I also have my old toy box. It is designed like a treasure chest, complete with a pirate painted on the top. It’s filled with over 35 years of letters from family and friends. That is a treasure for sure and to me, a beautiful piece of art. Hardly anyone writes letters anymore.
These objects keep me connected to my roots and my family and friends.
Many of the paintings around our house were done by friends and inspire me.
My husband is a painter and he and I are painting more now as we get older and have more time. I’m still a beginner painter. It took a long time to buck the negative voice in my head, and I still deal with it, but age is such a good friend. I don’t worry anymore whether a painting is “good” or “bad” or who likes it or not. I just need to do it because it connects me inward and feeds me.
“Don’t ask what the world needs.
Ask yourself what makes you come alive and then go do that.

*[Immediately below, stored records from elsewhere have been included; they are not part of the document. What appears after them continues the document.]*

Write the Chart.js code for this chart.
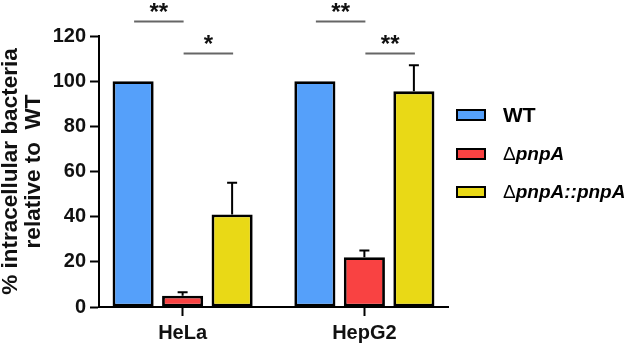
<!DOCTYPE html>
<html>
<head>
<meta charset="utf-8">
<script src="https://cdn.jsdelivr.net/npm/chart.js@4"></script>
<style>
  html, body { margin: 0; padding: 0; background: #fff; }
  #wrap { width: 630px; height: 345px; }
</style>
</head>
<body>
<div id="wrap"><canvas id="c" width="630" height="345"></canvas></div>
<script>
const categories = ['HeLa', 'HepG2'];
const seriesNames = ['WT', 'ΔpnpA', 'ΔpnpA::pnpA'];
const wtValues = [100, 100];
const mutValues = [5, 22];
const compValues = [41, 95.5];
const wtErr = [0, 0];
const mutErr = [1.5, 3];
const compErr = [14, 11.5];
const yTicks = [0, 20, 40, 60, 80, 100, 120];
// significance bars: level per pair (WT vs Δ, Δ vs complement), labels per category
const sigLevels = [126.5, 112.5];
const sigLabels = [['**', '*'], ['**', '**']];

const colors = ['#55a0fa', '#f94242', '#e9d916'];
const FONT = "Arial, 'Liberation Sans', Helvetica, sans-serif";

const errorBars = {
  id: 'errorBars',
  afterDatasetsDraw(chart) {
    const ctx = chart.ctx;
    const y = chart.scales.y;
    const errs = [wtErr, mutErr, compErr];
    const vals = [wtValues, mutValues, compValues];
    ctx.save();
    ctx.strokeStyle = '#000';
    ctx.lineWidth = 2;
    chart.data.datasets.forEach((ds, di) => {
      chart.getDatasetMeta(di).data.forEach((bar, i) => {
        if (!errs[di][i]) return;
        const top = y.getPixelForValue(vals[di][i] + errs[di][i]);
        ctx.beginPath();
        ctx.moveTo(bar.x, bar.y);
        ctx.lineTo(bar.x, top);
        ctx.moveTo(bar.x - 5, top);
        ctx.lineTo(bar.x + 5, top);
        ctx.stroke();
      });
    });
    ctx.restore();
  }
};

const sigMarks = {
  id: 'sigMarks',
  afterDraw(chart) {
    const ctx = chart.ctx;
    const y = chart.scales.y;
    ctx.save();
    categories.forEach((c, i) => {
      sigLabels[i].forEach((lab, k) => {
        const a = chart.getDatasetMeta(k).data[i];
        const b = chart.getDatasetMeta(k + 1).data[i];
        const ly = Math.round(y.getPixelForValue(sigLevels[k])) + 0.5;
        ctx.strokeStyle = '#666';
        ctx.lineWidth = 2;
        ctx.beginPath();
        ctx.moveTo(a.x + 1, ly);
        ctx.lineTo(b.x + 1, ly);
        ctx.stroke();
        ctx.fillStyle = '#111';
        ctx.font = 'bold 24px ' + FONT;
        ctx.textAlign = 'center';
        ctx.textBaseline = 'alphabetic';
        ctx.fillText(lab, (a.x + b.x) / 2 + 1, ly - 2);
      });
    });
    ctx.restore();
  }
};

const customLegend = {
  id: 'customLegend',
  afterDraw(chart) {
    const ctx = chart.ctx;
    const x0 = chart.chartArea.right + 9;
    const rows = [115, 154, 192];
    ctx.save();
    seriesNames.forEach((name, i) => {
      const cy = rows[i];
      ctx.fillStyle = colors[i];
      ctx.fillRect(x0, cy - 5, 28, 10);
      ctx.strokeStyle = '#000';
      ctx.lineWidth = 2;
      ctx.strokeRect(x0, cy - 5, 28, 10);
      let tx = x0 + 46;
      ctx.fillStyle = '#000';
      ctx.textBaseline = 'middle';
      ctx.textAlign = 'left';
      if (name.startsWith('Δ')) {
        ctx.font = '19px ' + FONT;
        ctx.fillText('Δ', tx, cy + 1);
        tx += ctx.measureText('Δ').width;
        ctx.font = 'italic bold 19px ' + FONT;
        ctx.fillText(name.slice(1), tx, cy + 1);
      } else {
        ctx.font = 'bold 21px ' + FONT;
        ctx.fillText(name, tx, cy + 1);
      }
    });
    ctx.restore();
  }
};

const toPoints = arr => arr.map((v, i) => ({ x: i, y: v }));

new Chart(document.getElementById('c'), {
  type: 'bar',
  data: {
    datasets: [
      { label: seriesNames[0], data: toPoints(wtValues), backgroundColor: colors[0] },
      { label: seriesNames[1], data: toPoints(mutValues), backgroundColor: colors[1] },
      { label: seriesNames[2], data: toPoints(compValues), backgroundColor: colors[2] }
    ].map(d => Object.assign(d, { borderColor: '#000', borderWidth: 2.8, borderSkipped: false }))
  },
  options: {
    responsive: false,
    animation: false,
    devicePixelRatio: 1,
    categoryPercentage: 0.817,
    barPercentage: 0.83,
    layout: { padding: { top: 36, right: 182, left: 0, bottom: 0 } },
    plugins: { legend: { display: false }, tooltip: { enabled: false } },
    scales: {
      x: {
        type: 'linear',
        offset: false,
        min: -0.46, max: 1.46,
        afterBuildTicks(s) { s.ticks = categories.map((c, i) => ({ value: i })); },
        grid: { offset: false, drawOnChartArea: false, tickLength: 9, tickWidth: 2, tickColor: '#000' },
        border: { color: '#000', width: 2 },
        ticks: {
          color: '#111', font: { family: FONT, size: 20, weight: 'bold' }, padding: 5,
          callback: v => categories[v]
        },
        afterFit(s) { s.height = 38; }
      },
      y: {
        min: 0, max: 120,
        afterBuildTicks(s) { s.ticks = yTicks.map(v => ({ value: v })); },
        grid: { drawOnChartArea: false, tickLength: 9, tickWidth: 2, tickColor: '#000' },
        border: { color: '#000', width: 2 },
        ticks: { color: '#111', font: { family: FONT, size: 20, weight: 'bold' }, padding: 4 },
        title: {
          display: true,
          text: ['% intracellular bacteria', 'relative to  WT'],
          color: '#111',
          font: { family: FONT, size: 22.5, weight: 'bold', lineHeight: 1.0 },
          padding: { top: 0, bottom: 0 }
        },
        afterFit(s) { s.width = 99; }
      }
    }
  },
  plugins: [errorBars, sigMarks, customLegend]
});
</script>
</body>
</html>
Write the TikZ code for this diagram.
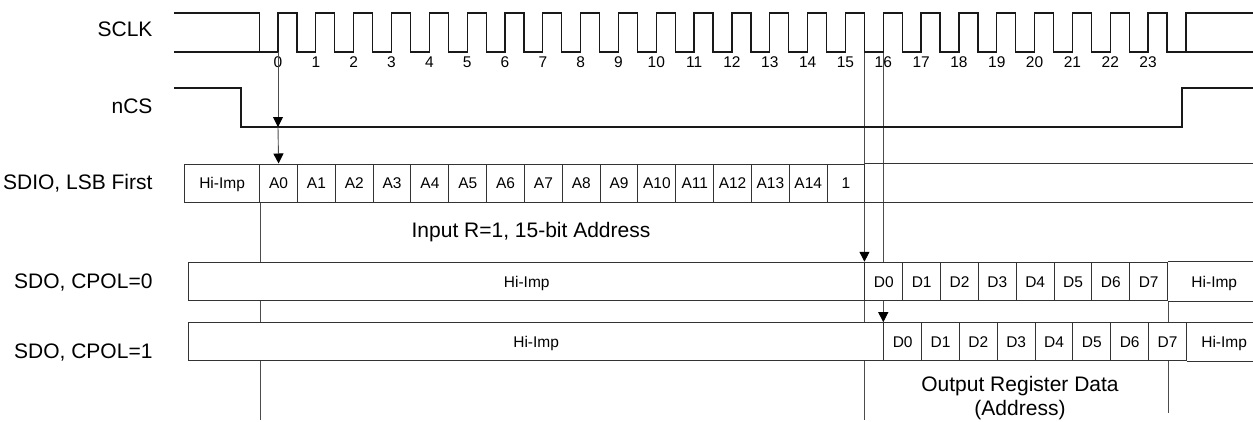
\documentclass[tikz,border=0pt]{standalone}
\usepackage{fontspec}
\setmainfont{Liberation Sans}
\usetikzlibrary{arrows.meta,backgrounds}
\begin{document}
\begin{tikzpicture}[x=1pt,y=-1pt,
  wave/.style={line width=1.3pt, black!90, line join=miter},
  cellline/.style={draw=black!80, line width=1pt},
  cell/.style={cellline, fill=white, rectangle, inner sep=0pt, minimum height=38pt, anchor=west,
               font=\fontsize{15.5}{18}\selectfont, text height=11pt, text depth=0pt},
  opencell/.style={rectangle, inner sep=0pt, minimum height=38pt, anchor=west,
               font=\fontsize{15.5}{18}\selectfont, text height=11pt, text depth=0pt},
  sig/.style={anchor=base east, font=\fontsize{21}{25}\selectfont},
  guide/.style={black!70, line width=0.9pt},
  arr/.style={guide, -{Triangle[length=10pt,width=10pt,color=black]}},
  ticklbl/.style={anchor=base, font=\fontsize{15.5}{18}\selectfont}]
\useasboundingbox (0,0) rectangle (1253,421);
\def\per{37.83}
\coordinate (redge) at (1253,0);
\coordinate (bot) at (0,420);
\coordinate (ncslow) at (241,127);
% clock edge coordinates
\foreach \k in {-1,...,24}{
  \pgfmathsetmacro\rx{278+\per*\k}
  \pgfmathsetmacro\fx{297+\per*\k}
  \coordinate (r\k) at (\rx,52);
  \coordinate (f\k) at (\fx,52);
}
% signal names
\node[sig] (lsclk) at (156,36) {SCLK};
\node[sig] (lncs) at (156,113) {nCS};
\node[sig] (lsdio) at (156,189.5) {SDIO, LSB First};
\node[sig] (lsdo0) at (156,288) {SDO, CPOL=0};
\node[sig] (lsdo1) at (156,358) {SDO, CPOL=1};
% SCLK
\draw[wave] (174,13) -| (f-1);
\draw[wave] (174,52) -- (r0)
  \foreach \k [evaluate=\k as \n using int(\k+1)] in {0,...,23} { -- ++(0,-39) -| (f\k) -- (r\n) }
  -- ++(0,-39) -- (1253,13);
\draw[wave] (r24) -- (r24 -| redge);
\foreach \k in {0,...,23}{
  \node[ticklbl] (t\k) at ([yshift=-15pt]r\k) {\k};
}
% nCS
\draw[wave] (174,88) -| (ncslow) -| (1182,88) -- (1253,88);
% SDIO
\pgfmathsetmacro\w{297-\per-184}
\node[cell, minimum width=\w pt] (sh) at (184,183) {Hi-Imp};
\foreach \k in {0,...,14}{
  \pgfmathsetmacro\x{297+\per*(\k-1)}
  \node[cell, minimum width=\per pt] (a\k) at (\x,183) {A\k};
}
\pgfmathsetmacro\x{297+\per*14}
\node[cell, minimum width=\per pt] (rbit) at (\x,183) {1};
\draw[cellline] (rbit.north east) -- (rbit.north east -| redge);
\draw[cellline] (rbit.south east) -- (rbit.south east -| redge);
% SDO CPOL=0
\pgfmathsetmacro\w{297+\per*15-188}
\node[cell, minimum height=38.5pt, minimum width=\w pt] (zh) at (188,281.5) {Hi-Imp};
\foreach \k in {0,...,7}{
  \pgfmathsetmacro\x{297+\per*(15+\k)}
  \node[cell, minimum height=38.5pt, minimum width=\per pt] (dz\k) at (\x,281.5) {D\k};
}
\node[opencell, minimum height=38.5pt, minimum width=92pt] (zt) at (dz7.east) {Hi-Imp};
\draw[cellline] (dz7.north east) -- (dz7.north east -| redge);
\draw[cellline] (dz7.south east) -- (dz7.south east -| redge);
% SDO CPOL=1
\pgfmathsetmacro\w{278+\per*16-188}
\node[cell, minimum width=\w pt] (oh) at (188,341.7) {Hi-Imp};
\foreach \k in {0,...,7}{
  \pgfmathsetmacro\x{278+\per*(16+\k)}
  \node[cell, minimum width=\per pt] (do\k) at (\x,341.7) {D\k};
}
\node[opencell, minimum width=74pt] (ot) at (do7.east) {Hi-Imp};
\draw[cellline] (do7.north east) -- (do7.north east -| redge);
\draw[cellline] (do7.south east) -- (do7.south east -| redge);
% guide lines behind the cells
\begin{scope}[on background layer]
  \draw[guide] (sh.south east) -- (sh.south east |- bot);
  \draw[guide] (dz0.north west) -- (dz0.north west |- bot);
  \draw[arr] (f15) -- (dz0.north west);
  \draw[arr] (r16) -- (do0.north west);
  \draw[guide] (dz7.south east) -- ([yshift=-112pt]dz7.south east);
\end{scope}
% arrow from clock edge 0
\draw[arr] (r0) -- (r0 |- ncslow);
\draw[arr] (r0 |- ncslow) -- (a0.north);
% annotations
\node[anchor=base, font=\fontsize{21}{25}\selectfont] (inlbl) at (531,237) {Input R=1, 15-bit Address};
\node[align=center, font=\fontsize{21}{24.5}\selectfont] (outlbl) at (1020,398) {Output Register Data\\(Address)};
\end{tikzpicture}
\end{document}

Because what the world needs is people who have come alive.”
– Howard Thurman
TH: What advice would you give someone who wants to create something but doesn’t know “if” they are creative, if they should try, or even how to take the first step?
AT: I can tell you that I struggled with this for most of my life. I grew up in a working class family, second generation granddaughter of immigrants, and the first to attend college. That was a big deal and although fortunate in many ways, a working class kid couldn’t pursue art. We went to college to get a good job. I am not sure that the message has changed much. I hope it has.
As I mentioned earlier, as a kid, I loved art, cooking, acting, and writing, gardening, and poetry and singing, and organizing. I wanted very much to study art, but it wasn’t to be, at least not then. But I never gave up and dabbled here and there, did theatre, wrote, cooked and catered, and made sure that I could use those skills in my field. Marketing and PR gave me that opportunity. And I certainly owe a debt of gratitude to all the people who encouraged me to do what I loved over the years, so I passed it forward, as they say.
I saw young people struggling with the same issues. Because of my experience, I became a sort of coach (something I had not had), to encourage young people to pursue what they love. That love might get quiet at times, but it will always be there. I encouraged them to listen to their own voice over all the other naysayers.
And I share Martha Graham’s words which saved me:
“There is a vitality, a life force, a quickening that is translated through you
into action, and there is only one of you in all time, this expression is unique,
and if you block it, it will never exist through any other medium; and be lost.
The world will not have it.
It is not your business to determine how good it is,
not how it compares with other expression.
It is your business
to keep it yours clearly and directly, to keep the channel open.
You do not even have to believe in yourself or your work.
You have to keep open and aware directly to the urges that motivate you.
Keep the channel open.
No artist is pleased. There is no satisfaction whatever at any time.
There is only a queer, divine dissatisfaction, a blessed unrest that keeps us marching and makes us more alive than the others.”